*Task to carry out:* Among the entries below, copy only the span from the line containing "Give me the matplotlib source for this chart." through the line containing "ax.plot(x, other, color='green', lw=2.3)". Do so exactly, and skip the pictures.

Plotting code records
____

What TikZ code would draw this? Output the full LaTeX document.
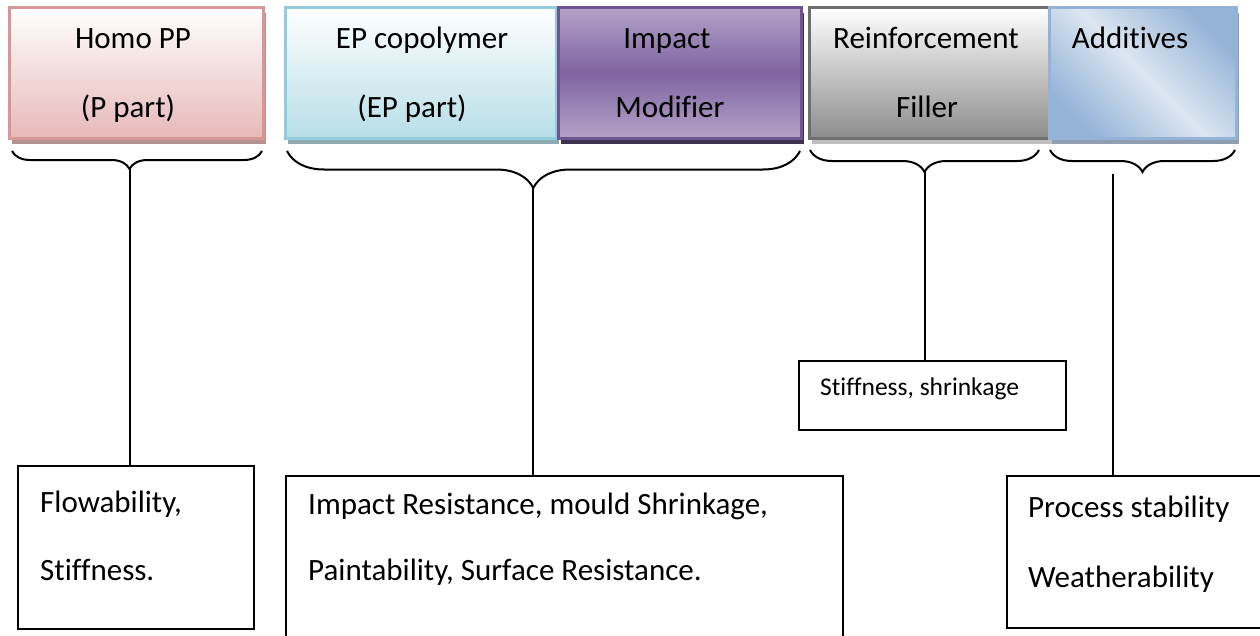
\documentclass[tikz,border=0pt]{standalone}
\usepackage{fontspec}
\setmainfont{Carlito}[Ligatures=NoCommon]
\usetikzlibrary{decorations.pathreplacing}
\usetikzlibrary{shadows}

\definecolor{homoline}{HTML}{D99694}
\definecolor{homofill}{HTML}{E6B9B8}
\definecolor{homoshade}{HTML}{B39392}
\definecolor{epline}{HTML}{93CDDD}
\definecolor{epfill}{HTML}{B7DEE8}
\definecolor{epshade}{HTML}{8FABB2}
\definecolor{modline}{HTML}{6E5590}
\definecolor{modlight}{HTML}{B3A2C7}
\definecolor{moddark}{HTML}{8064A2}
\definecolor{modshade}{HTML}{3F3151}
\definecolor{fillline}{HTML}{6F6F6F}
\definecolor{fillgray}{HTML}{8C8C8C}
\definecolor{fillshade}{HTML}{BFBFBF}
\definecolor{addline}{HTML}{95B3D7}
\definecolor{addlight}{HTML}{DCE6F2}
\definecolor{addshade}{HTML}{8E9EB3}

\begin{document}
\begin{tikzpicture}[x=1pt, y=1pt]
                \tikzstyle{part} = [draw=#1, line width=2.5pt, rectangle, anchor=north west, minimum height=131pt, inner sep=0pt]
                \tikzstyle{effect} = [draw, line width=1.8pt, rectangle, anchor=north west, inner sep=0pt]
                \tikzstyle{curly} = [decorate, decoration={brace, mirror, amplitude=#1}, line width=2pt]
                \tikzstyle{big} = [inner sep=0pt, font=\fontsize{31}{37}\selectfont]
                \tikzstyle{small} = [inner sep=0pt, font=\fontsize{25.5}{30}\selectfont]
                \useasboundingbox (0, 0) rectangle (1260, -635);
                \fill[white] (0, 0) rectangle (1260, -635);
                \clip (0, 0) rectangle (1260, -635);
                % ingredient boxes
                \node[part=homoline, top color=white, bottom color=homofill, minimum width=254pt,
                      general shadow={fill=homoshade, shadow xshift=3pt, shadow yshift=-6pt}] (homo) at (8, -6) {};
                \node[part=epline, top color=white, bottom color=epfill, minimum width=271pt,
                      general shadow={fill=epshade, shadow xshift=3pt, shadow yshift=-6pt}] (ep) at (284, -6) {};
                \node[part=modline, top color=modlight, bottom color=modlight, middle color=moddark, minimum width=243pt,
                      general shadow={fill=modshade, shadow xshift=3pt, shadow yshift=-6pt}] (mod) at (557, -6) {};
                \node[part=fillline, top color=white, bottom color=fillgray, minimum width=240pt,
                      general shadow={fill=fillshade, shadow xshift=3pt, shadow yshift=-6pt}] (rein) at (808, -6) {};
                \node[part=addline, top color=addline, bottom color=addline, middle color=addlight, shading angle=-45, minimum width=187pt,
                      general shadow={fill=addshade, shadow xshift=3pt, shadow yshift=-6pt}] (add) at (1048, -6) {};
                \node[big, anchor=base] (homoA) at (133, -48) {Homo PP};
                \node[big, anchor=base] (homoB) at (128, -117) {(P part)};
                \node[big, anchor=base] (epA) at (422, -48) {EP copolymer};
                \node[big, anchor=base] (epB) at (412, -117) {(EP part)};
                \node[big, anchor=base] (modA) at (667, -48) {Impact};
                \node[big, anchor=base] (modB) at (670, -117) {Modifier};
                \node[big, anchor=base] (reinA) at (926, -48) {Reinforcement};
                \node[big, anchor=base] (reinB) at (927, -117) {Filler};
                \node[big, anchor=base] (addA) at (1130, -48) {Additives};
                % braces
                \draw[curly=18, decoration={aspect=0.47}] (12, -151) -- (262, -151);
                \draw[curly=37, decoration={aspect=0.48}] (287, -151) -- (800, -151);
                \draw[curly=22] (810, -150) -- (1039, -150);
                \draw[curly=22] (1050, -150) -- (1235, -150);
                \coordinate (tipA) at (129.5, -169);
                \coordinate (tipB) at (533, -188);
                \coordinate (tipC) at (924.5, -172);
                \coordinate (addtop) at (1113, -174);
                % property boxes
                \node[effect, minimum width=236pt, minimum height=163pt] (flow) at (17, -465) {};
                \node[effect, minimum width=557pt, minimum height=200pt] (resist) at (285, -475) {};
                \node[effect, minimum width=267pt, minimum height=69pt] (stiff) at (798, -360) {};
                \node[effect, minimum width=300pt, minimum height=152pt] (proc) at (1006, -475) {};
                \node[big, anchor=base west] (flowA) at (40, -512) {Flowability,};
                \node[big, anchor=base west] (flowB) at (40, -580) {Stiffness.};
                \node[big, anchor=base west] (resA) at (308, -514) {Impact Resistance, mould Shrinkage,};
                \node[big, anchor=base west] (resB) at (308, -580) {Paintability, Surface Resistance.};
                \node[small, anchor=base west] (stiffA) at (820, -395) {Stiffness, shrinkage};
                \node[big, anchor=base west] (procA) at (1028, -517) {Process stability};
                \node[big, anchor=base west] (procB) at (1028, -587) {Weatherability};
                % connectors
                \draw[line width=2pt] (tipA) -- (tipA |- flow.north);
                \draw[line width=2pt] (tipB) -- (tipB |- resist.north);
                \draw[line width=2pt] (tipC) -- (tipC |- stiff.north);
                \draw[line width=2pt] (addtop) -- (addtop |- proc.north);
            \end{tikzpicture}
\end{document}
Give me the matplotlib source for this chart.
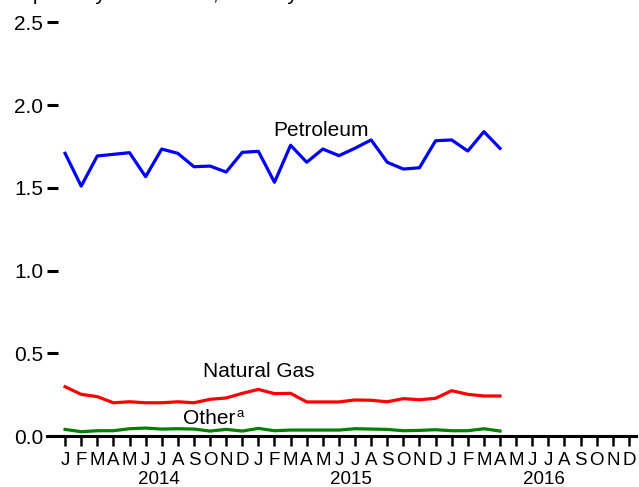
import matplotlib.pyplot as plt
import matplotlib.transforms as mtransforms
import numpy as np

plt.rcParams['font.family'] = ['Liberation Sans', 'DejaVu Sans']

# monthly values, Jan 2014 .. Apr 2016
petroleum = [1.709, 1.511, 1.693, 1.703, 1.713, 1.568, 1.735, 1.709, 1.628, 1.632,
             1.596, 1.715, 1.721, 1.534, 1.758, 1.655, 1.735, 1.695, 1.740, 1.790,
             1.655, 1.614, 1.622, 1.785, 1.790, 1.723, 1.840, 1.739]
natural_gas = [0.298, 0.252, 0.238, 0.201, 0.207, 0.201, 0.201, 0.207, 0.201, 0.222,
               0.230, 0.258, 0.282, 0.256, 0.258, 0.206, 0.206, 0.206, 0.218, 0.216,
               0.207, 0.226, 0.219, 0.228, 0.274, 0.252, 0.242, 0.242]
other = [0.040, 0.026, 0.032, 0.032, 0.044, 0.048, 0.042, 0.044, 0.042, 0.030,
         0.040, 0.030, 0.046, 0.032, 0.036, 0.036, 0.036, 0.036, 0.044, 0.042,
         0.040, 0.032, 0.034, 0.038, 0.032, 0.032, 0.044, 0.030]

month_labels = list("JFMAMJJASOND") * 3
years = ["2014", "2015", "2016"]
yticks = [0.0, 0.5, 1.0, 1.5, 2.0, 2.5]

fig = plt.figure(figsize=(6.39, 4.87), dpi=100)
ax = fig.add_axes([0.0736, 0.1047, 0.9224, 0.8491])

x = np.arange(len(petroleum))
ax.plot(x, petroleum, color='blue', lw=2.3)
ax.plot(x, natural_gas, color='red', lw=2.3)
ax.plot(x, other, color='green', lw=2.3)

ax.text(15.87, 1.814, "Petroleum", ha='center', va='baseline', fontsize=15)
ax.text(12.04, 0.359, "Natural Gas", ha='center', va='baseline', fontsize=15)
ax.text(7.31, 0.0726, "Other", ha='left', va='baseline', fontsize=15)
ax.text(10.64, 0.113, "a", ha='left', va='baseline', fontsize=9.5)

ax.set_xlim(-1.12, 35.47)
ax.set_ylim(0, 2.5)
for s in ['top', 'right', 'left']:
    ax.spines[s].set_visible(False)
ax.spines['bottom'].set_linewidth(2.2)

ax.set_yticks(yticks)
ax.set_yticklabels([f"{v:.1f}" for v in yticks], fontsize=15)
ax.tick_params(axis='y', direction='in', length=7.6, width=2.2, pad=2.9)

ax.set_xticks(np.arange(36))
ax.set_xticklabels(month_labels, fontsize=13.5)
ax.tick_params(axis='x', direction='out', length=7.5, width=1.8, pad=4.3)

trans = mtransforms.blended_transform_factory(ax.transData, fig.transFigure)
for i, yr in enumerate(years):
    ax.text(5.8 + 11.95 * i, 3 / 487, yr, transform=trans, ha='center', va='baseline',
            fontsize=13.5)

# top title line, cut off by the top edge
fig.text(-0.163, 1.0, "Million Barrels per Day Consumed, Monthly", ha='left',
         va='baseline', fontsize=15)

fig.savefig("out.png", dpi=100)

____

*Answer for the task:*
Give me the matplotlib source for this chart.
import matplotlib.pyplot as plt
import matplotlib.transforms as mtransforms
import numpy as np

plt.rcParams['font.family'] = ['Liberation Sans', 'DejaVu Sans']

# monthly values, Jan 2014 .. Apr 2016
petroleum = [1.709, 1.511, 1.693, 1.703, 1.713, 1.568, 1.735, 1.709, 1.628, 1.632,
             1.596, 1.715, 1.721, 1.534, 1.758, 1.655, 1.735, 1.695, 1.740, 1.790,
             1.655, 1.614, 1.622, 1.785, 1.790, 1.723, 1.840, 1.739]
natural_gas = [0.298, 0.252, 0.238, 0.201, 0.207, 0.201, 0.201, 0.207, 0.201, 0.222,
               0.230, 0.258, 0.282, 0.256, 0.258, 0.206, 0.206, 0.206, 0.218, 0.216,
               0.207, 0.226, 0.219, 0.228, 0.274, 0.252, 0.242, 0.242]
other = [0.040, 0.026, 0.032, 0.032, 0.044, 0.048, 0.042, 0.044, 0.042, 0.030,
         0.040, 0.030, 0.046, 0.032, 0.036, 0.036, 0.036, 0.036, 0.044, 0.042,
         0.040, 0.032, 0.034, 0.038, 0.032, 0.032, 0.044, 0.030]

month_labels = list("JFMAMJJASOND") * 3
years = ["2014", "2015", "2016"]
yticks = [0.0, 0.5, 1.0, 1.5, 2.0, 2.5]

fig = plt.figure(figsize=(6.39, 4.87), dpi=100)
ax = fig.add_axes([0.0736, 0.1047, 0.9224, 0.8491])

x = np.arange(len(petroleum))
ax.plot(x, petroleum, color='blue', lw=2.3)
ax.plot(x, natural_gas, color='red', lw=2.3)
ax.plot(x, other, color='green', lw=2.3)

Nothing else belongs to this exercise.